Heliophysics Science Division
Sciences and Exploration Directorate - NASA's Goddard Space Flight Center

February 19, 2010, 12:00 pm - 1:00 pm

February 19, 2010, 12:00 pm - 1:00 pm

Recent Results from the Wind Mission



Adam Szabo (Heliospheric Physics Laboratory)

After over 15 years of successful operation, the Wind spacecraft, orbiting the L1 Lagrange point in the upstream solar wind, is still returning significant new observations. Recently, solar wind thermal plasma measurements revealed 1 AU signatures of the physical processes accelerating the supersonic solar wind near the Sun.
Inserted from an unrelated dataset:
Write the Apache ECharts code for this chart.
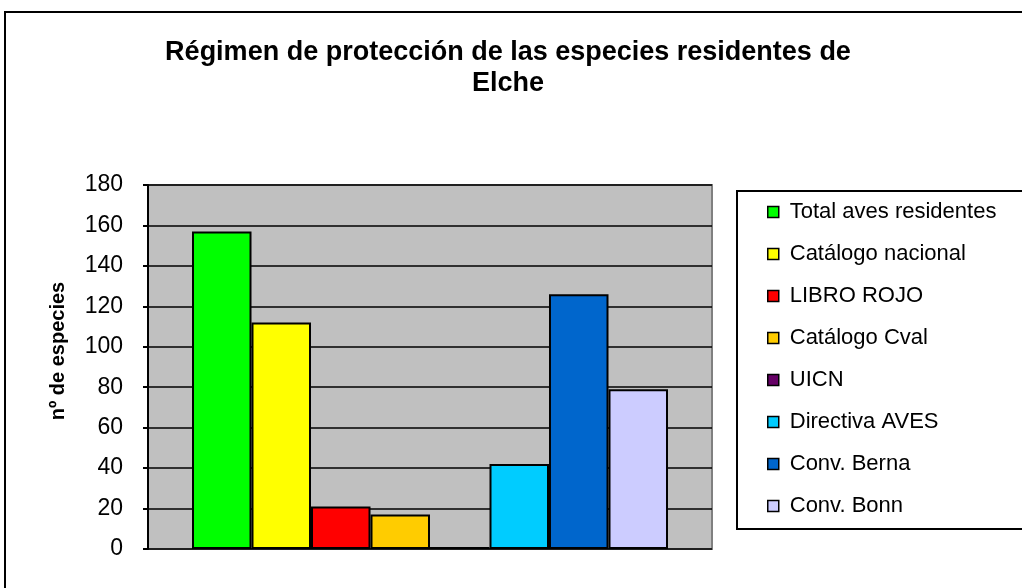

Enhanced perpendicular heating of alpha particles point to wave dissipation through resonant scattering. Furthermore, combined Wind, ACE and STEREO observations of interplanetary coronal mass ejections(ICMEs) established clear departures from the commonly assumed force-free magnetic flux rope geometry. The implication is that ICMEs loose considerable amount of their magnetic flux through reconnection in the inner heliosphere.




Magnetopause boundary region vortices observed during fixed solar wind conditions



Yaireska M. Collado-Vega (Heliospheric Physics Laboratory)

With MHD simulations using fixed solar wind speeds and a step function in IMF direction we have found vortices on the magnetopause flanks near the ecliptic plane. We visualized the 2D and 3D nature of the vortices using a tool called “MHD Explorer”. We compare and contrast a case of nominal solar wind speed, around 360 km/s, and a higher solar wind speed, 700 km/s, both starting with southward IMF, -5 nT, for 15 minutes, and then turning northward, +5 nT for two hours. A total of 11 vortices were found for the case with nominal solar wind speed. For the case with higher solar wind speed, 700 km/s, around 25 vortices were found. In a previous study we presented a total of 304 vortices found near the ecliptic plane on the magnetopause flanks using simulated MHD data driven by real solar wind conditions. Comparisons of these results to our recent simulations with fixed conditions will be presented.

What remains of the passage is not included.